◆ WHAT IS ASKED ◆
Give every line below again, exactly.

◆ COLLECTED DATA ◆

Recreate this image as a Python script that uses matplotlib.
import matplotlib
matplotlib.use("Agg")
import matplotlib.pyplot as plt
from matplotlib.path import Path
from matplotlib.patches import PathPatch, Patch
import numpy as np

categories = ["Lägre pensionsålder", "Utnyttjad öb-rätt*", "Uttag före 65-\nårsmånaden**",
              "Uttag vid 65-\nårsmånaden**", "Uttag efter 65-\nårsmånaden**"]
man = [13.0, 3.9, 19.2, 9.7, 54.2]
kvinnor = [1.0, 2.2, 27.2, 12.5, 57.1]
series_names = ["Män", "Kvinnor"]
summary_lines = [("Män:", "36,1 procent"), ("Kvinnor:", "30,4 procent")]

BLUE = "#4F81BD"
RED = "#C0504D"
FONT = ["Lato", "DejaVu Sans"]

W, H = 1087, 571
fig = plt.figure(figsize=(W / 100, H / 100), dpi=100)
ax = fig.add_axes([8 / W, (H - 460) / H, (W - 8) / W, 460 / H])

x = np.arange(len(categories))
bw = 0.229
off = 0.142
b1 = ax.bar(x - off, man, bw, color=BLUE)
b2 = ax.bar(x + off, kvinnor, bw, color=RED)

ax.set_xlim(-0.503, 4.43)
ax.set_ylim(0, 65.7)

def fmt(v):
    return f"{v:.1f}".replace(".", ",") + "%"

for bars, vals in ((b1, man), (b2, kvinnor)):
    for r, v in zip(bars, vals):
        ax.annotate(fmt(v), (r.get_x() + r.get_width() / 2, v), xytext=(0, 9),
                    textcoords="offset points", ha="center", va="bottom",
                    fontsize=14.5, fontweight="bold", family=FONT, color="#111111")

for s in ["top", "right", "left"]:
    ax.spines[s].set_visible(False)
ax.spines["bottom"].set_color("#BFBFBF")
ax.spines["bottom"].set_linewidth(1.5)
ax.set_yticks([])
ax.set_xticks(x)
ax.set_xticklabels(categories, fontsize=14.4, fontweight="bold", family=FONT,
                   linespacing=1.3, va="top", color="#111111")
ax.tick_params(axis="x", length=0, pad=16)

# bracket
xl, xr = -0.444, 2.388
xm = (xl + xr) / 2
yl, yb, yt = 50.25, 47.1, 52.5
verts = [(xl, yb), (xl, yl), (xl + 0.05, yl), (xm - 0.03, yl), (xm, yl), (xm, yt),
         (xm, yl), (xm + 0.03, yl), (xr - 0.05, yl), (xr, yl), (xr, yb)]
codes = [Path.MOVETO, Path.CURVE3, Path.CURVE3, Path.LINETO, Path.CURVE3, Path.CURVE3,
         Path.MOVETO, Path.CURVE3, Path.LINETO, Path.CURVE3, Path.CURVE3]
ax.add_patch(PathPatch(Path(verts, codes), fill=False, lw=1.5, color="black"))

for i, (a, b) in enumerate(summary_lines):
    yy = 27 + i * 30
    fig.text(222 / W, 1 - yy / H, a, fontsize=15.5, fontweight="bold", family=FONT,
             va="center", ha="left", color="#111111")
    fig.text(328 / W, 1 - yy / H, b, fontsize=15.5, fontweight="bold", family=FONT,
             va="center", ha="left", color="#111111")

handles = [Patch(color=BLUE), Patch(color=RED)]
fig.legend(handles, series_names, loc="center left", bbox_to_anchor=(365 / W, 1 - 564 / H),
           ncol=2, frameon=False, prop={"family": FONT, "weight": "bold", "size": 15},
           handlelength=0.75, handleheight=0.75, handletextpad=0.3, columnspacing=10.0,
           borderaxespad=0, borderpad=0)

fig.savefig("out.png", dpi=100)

◆ OUTPUT OF THE EXERCISE ◆
Recreate this image as a Python script that uses matplotlib.
import matplotlib
matplotlib.use("Agg")
import matplotlib.pyplot as plt
from matplotlib.path import Path
from matplotlib.patches import PathPatch, Patch
import numpy as np

categories = ["Lägre pensionsålder", "Utnyttjad öb-rätt*", "Uttag före 65-\nårsmånaden**",
              "Uttag vid 65-\nårsmånaden**", "Uttag efter 65-\nårsmånaden**"]
man = [13.0, 3.9, 19.2, 9.7, 54.2]
kvinnor = [1.0, 2.2, 27.2, 12.5, 57.1]
series_names = ["Män", "Kvinnor"]
summary_lines = [("Män:", "36,1 procent"), ("Kvinnor:", "30,4 procent")]

BLUE = "#4F81BD"
RED = "#C0504D"
FONT = ["Lato", "DejaVu Sans"]

W, H = 1087, 571
fig = plt.figure(figsize=(W / 100, H / 100), dpi=100)
ax = fig.add_axes([8 / W, (H - 460) / H, (W - 8) / W, 460 / H])

x = np.arange(len(categories))
bw = 0.229
off = 0.142
b1 = ax.bar(x - off, man, bw, color=BLUE)
b2 = ax.bar(x + off, kvinnor, bw, color=RED)

ax.set_xlim(-0.503, 4.43)
ax.set_ylim(0, 65.7)

def fmt(v):
    return f"{v:.1f}".replace(".", ",") + "%"

for bars, vals in ((b1, man), (b2, kvinnor)):
    for r, v in zip(bars, vals):
        ax.annotate(fmt(v), (r.get_x() + r.get_width() / 2, v), xytext=(0, 9),
                    textcoords="offset points", ha="center", va="bottom",
                    fontsize=14.5, fontweight="bold", family=FONT, color="#111111")

for s in ["top", "right", "left"]:
    ax.spines[s].set_visible(False)
ax.spines["bottom"].set_color("#BFBFBF")
ax.spines["bottom"].set_linewidth(1.5)
ax.set_yticks([])
ax.set_xticks(x)
ax.set_xticklabels(categories, fontsize=14.4, fontweight="bold", family=FONT,
                   linespacing=1.3, va="top", color="#111111")
ax.tick_params(axis="x", length=0, pad=16)

# bracket
xl, xr = -0.444, 2.388
xm = (xl + xr) / 2
yl, yb, yt = 50.25, 47.1, 52.5
verts = [(xl, yb), (xl, yl), (xl + 0.05, yl), (xm - 0.03, yl), (xm, yl), (xm, yt),
         (xm, yl), (xm + 0.03, yl), (xr - 0.05, yl), (xr, yl), (xr, yb)]
codes = [Path.MOVETO, Path.CURVE3, Path.CURVE3, Path.LINETO, Path.CURVE3, Path.CURVE3,
         Path.MOVETO, Path.CURVE3, Path.LINETO, Path.CURVE3, Path.CURVE3]
ax.add_patch(PathPatch(Path(verts, codes), fill=False, lw=1.5, color="black"))

for i, (a, b) in enumerate(summary_lines):
    yy = 27 + i * 30
    fig.text(222 / W, 1 - yy / H, a, fontsize=15.5, fontweight="bold", family=FONT,
             va="center", ha="left", color="#111111")
    fig.text(328 / W, 1 - yy / H, b, fontsize=15.5, fontweight="bold", family=FONT,
             va="center", ha="left", color="#111111")

handles = [Patch(color=BLUE), Patch(color=RED)]
fig.legend(handles, series_names, loc="center left", bbox_to_anchor=(365 / W, 1 - 564 / H),
           ncol=2, frameon=False, prop={"family": FONT, "weight": "bold", "size": 15},
           handlelength=0.75, handleheight=0.75, handletextpad=0.3, columnspacing=10.0,
           borderaxespad=0, borderpad=0)

fig.savefig("out.png", dpi=100)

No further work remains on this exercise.